▶ Given exercise: Retype all of the listing exactly, passing over any picture you find.

— Begin —

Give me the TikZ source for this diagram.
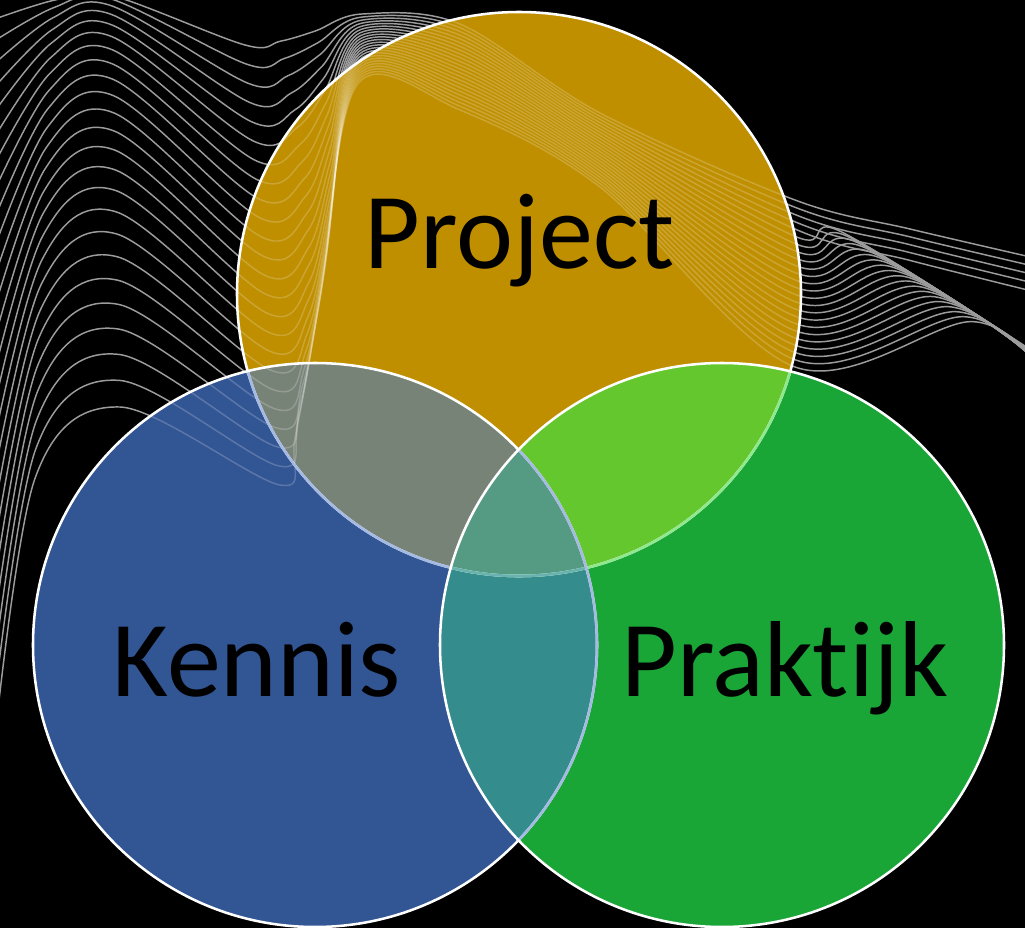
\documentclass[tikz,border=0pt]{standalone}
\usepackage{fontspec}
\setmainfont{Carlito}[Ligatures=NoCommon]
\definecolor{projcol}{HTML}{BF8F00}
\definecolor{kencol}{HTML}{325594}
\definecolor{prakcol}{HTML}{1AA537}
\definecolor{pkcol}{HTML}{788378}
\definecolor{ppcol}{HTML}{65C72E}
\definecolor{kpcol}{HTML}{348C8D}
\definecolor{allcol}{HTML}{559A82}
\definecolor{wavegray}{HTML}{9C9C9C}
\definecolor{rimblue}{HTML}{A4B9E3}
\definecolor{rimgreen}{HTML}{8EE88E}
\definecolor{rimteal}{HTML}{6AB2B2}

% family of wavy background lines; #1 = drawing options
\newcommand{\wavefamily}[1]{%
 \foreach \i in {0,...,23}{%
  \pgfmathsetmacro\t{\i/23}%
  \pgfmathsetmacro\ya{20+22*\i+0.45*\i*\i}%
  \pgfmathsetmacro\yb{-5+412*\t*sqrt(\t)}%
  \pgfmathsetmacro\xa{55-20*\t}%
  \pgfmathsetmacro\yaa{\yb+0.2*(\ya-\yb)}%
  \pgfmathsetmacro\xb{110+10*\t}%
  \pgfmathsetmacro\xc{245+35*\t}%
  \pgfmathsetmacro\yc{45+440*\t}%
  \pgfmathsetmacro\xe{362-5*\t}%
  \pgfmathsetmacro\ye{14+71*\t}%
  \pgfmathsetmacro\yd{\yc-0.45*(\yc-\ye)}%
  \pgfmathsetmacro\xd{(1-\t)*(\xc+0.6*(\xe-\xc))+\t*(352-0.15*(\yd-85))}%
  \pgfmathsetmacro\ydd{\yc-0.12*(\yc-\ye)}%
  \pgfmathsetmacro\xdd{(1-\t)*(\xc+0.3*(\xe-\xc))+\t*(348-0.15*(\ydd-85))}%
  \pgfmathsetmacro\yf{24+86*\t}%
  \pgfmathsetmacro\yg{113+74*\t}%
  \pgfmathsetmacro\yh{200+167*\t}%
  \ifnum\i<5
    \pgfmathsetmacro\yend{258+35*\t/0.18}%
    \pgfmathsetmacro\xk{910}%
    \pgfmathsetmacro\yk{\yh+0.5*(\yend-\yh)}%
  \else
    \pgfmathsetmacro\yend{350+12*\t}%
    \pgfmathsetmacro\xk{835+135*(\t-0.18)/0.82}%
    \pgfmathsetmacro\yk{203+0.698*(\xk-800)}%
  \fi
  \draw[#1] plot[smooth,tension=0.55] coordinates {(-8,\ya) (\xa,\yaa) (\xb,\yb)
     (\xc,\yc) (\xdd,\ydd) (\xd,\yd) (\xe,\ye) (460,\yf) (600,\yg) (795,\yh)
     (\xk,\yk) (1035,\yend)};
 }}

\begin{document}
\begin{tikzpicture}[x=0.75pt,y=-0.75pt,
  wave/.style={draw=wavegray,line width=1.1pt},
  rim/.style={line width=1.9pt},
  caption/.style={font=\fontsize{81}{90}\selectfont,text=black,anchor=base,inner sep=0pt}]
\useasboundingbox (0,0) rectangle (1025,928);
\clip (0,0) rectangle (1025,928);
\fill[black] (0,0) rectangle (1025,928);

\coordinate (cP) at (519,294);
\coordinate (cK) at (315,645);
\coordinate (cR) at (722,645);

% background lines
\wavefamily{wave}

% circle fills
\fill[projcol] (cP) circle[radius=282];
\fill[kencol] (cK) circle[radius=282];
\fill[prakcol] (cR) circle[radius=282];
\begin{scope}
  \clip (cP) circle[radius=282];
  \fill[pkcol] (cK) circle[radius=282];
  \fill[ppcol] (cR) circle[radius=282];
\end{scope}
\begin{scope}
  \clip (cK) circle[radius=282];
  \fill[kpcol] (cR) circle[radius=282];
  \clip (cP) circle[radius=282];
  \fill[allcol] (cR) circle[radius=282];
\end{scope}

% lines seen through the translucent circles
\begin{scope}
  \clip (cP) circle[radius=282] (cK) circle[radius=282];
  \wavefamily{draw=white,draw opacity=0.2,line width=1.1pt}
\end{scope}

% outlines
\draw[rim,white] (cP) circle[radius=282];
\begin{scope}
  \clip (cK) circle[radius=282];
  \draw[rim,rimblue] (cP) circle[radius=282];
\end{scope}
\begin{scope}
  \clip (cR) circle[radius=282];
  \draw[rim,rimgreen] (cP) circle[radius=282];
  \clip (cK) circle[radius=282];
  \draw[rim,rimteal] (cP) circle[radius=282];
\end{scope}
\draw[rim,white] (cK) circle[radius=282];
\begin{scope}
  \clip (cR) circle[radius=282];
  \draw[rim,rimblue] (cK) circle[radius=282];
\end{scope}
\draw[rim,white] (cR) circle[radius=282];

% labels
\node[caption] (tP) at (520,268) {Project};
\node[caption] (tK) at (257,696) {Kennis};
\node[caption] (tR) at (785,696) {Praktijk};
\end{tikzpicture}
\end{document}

— End —

▶ Finished exercise:
Give me the TikZ source for this diagram.
\documentclass[tikz,border=0pt]{standalone}
\usepackage{fontspec}
\setmainfont{Carlito}[Ligatures=NoCommon]
\definecolor{projcol}{HTML}{BF8F00}
\definecolor{kencol}{HTML}{325594}
\definecolor{prakcol}{HTML}{1AA537}
\definecolor{pkcol}{HTML}{788378}
\definecolor{ppcol}{HTML}{65C72E}
\definecolor{kpcol}{HTML}{348C8D}
\definecolor{allcol}{HTML}{559A82}
\definecolor{wavegray}{HTML}{9C9C9C}
\definecolor{rimblue}{HTML}{A4B9E3}
\definecolor{rimgreen}{HTML}{8EE88E}
\definecolor{rimteal}{HTML}{6AB2B2}

% family of wavy background lines; #1 = drawing options
\newcommand{\wavefamily}[1]{%
 \foreach \i in {0,...,23}{%
  \pgfmathsetmacro\t{\i/23}%
  \pgfmathsetmacro\ya{20+22*\i+0.45*\i*\i}%
  \pgfmathsetmacro\yb{-5+412*\t*sqrt(\t)}%
  \pgfmathsetmacro\xa{55-20*\t}%
  \pgfmathsetmacro\yaa{\yb+0.2*(\ya-\yb)}%
  \pgfmathsetmacro\xb{110+10*\t}%
  \pgfmathsetmacro\xc{245+35*\t}%
  \pgfmathsetmacro\yc{45+440*\t}%
  \pgfmathsetmacro\xe{362-5*\t}%
  \pgfmathsetmacro\ye{14+71*\t}%
  \pgfmathsetmacro\yd{\yc-0.45*(\yc-\ye)}%
  \pgfmathsetmacro\xd{(1-\t)*(\xc+0.6*(\xe-\xc))+\t*(352-0.15*(\yd-85))}%
  \pgfmathsetmacro\ydd{\yc-0.12*(\yc-\ye)}%
  \pgfmathsetmacro\xdd{(1-\t)*(\xc+0.3*(\xe-\xc))+\t*(348-0.15*(\ydd-85))}%
  \pgfmathsetmacro\yf{24+86*\t}%
  \pgfmathsetmacro\yg{113+74*\t}%
  \pgfmathsetmacro\yh{200+167*\t}%
  \ifnum\i<5
    \pgfmathsetmacro\yend{258+35*\t/0.18}%
    \pgfmathsetmacro\xk{910}%
    \pgfmathsetmacro\yk{\yh+0.5*(\yend-\yh)}%
  \else
    \pgfmathsetmacro\yend{350+12*\t}%
    \pgfmathsetmacro\xk{835+135*(\t-0.18)/0.82}%
    \pgfmathsetmacro\yk{203+0.698*(\xk-800)}%
  \fi
  \draw[#1] plot[smooth,tension=0.55] coordinates {(-8,\ya) (\xa,\yaa) (\xb,\yb)
     (\xc,\yc) (\xdd,\ydd) (\xd,\yd) (\xe,\ye) (460,\yf) (600,\yg) (795,\yh)
     (\xk,\yk) (1035,\yend)};
 }}

\begin{document}
\begin{tikzpicture}[x=0.75pt,y=-0.75pt,
  wave/.style={draw=wavegray,line width=1.1pt},
  rim/.style={line width=1.9pt},
  caption/.style={font=\fontsize{81}{90}\selectfont,text=black,anchor=base,inner sep=0pt}]
\useasboundingbox (0,0) rectangle (1025,928);
\clip (0,0) rectangle (1025,928);
\fill[black] (0,0) rectangle (1025,928);

\coordinate (cP) at (519,294);
\coordinate (cK) at (315,645);
\coordinate (cR) at (722,645);

% background lines
\wavefamily{wave}

% circle fills
\fill[projcol] (cP) circle[radius=282];
\fill[kencol] (cK) circle[radius=282];
\fill[prakcol] (cR) circle[radius=282];
\begin{scope}
  \clip (cP) circle[radius=282];
  \fill[pkcol] (cK) circle[radius=282];
  \fill[ppcol] (cR) circle[radius=282];
\end{scope}
\begin{scope}
  \clip (cK) circle[radius=282];
  \fill[kpcol] (cR) circle[radius=282];
  \clip (cP) circle[radius=282];
  \fill[allcol] (cR) circle[radius=282];
\end{scope}

% lines seen through the translucent circles
\begin{scope}
  \clip (cP) circle[radius=282] (cK) circle[radius=282];
  \wavefamily{draw=white,draw opacity=0.2,line width=1.1pt}
\end{scope}

% outlines
\draw[rim,white] (cP) circle[radius=282];
\begin{scope}
  \clip (cK) circle[radius=282];
  \draw[rim,rimblue] (cP) circle[radius=282];
\end{scope}
\begin{scope}
  \clip (cR) circle[radius=282];
  \draw[rim,rimgreen] (cP) circle[radius=282];
  \clip (cK) circle[radius=282];
  \draw[rim,rimteal] (cP) circle[radius=282];
\end{scope}
\draw[rim,white] (cK) circle[radius=282];
\begin{scope}
  \clip (cR) circle[radius=282];
  \draw[rim,rimblue] (cK) circle[radius=282];
\end{scope}
\draw[rim,white] (cR) circle[radius=282];

% labels
\node[caption] (tP) at (520,268) {Project};
\node[caption] (tK) at (257,696) {Kennis};
\node[caption] (tR) at (785,696) {Praktijk};
\end{tikzpicture}
\end{document}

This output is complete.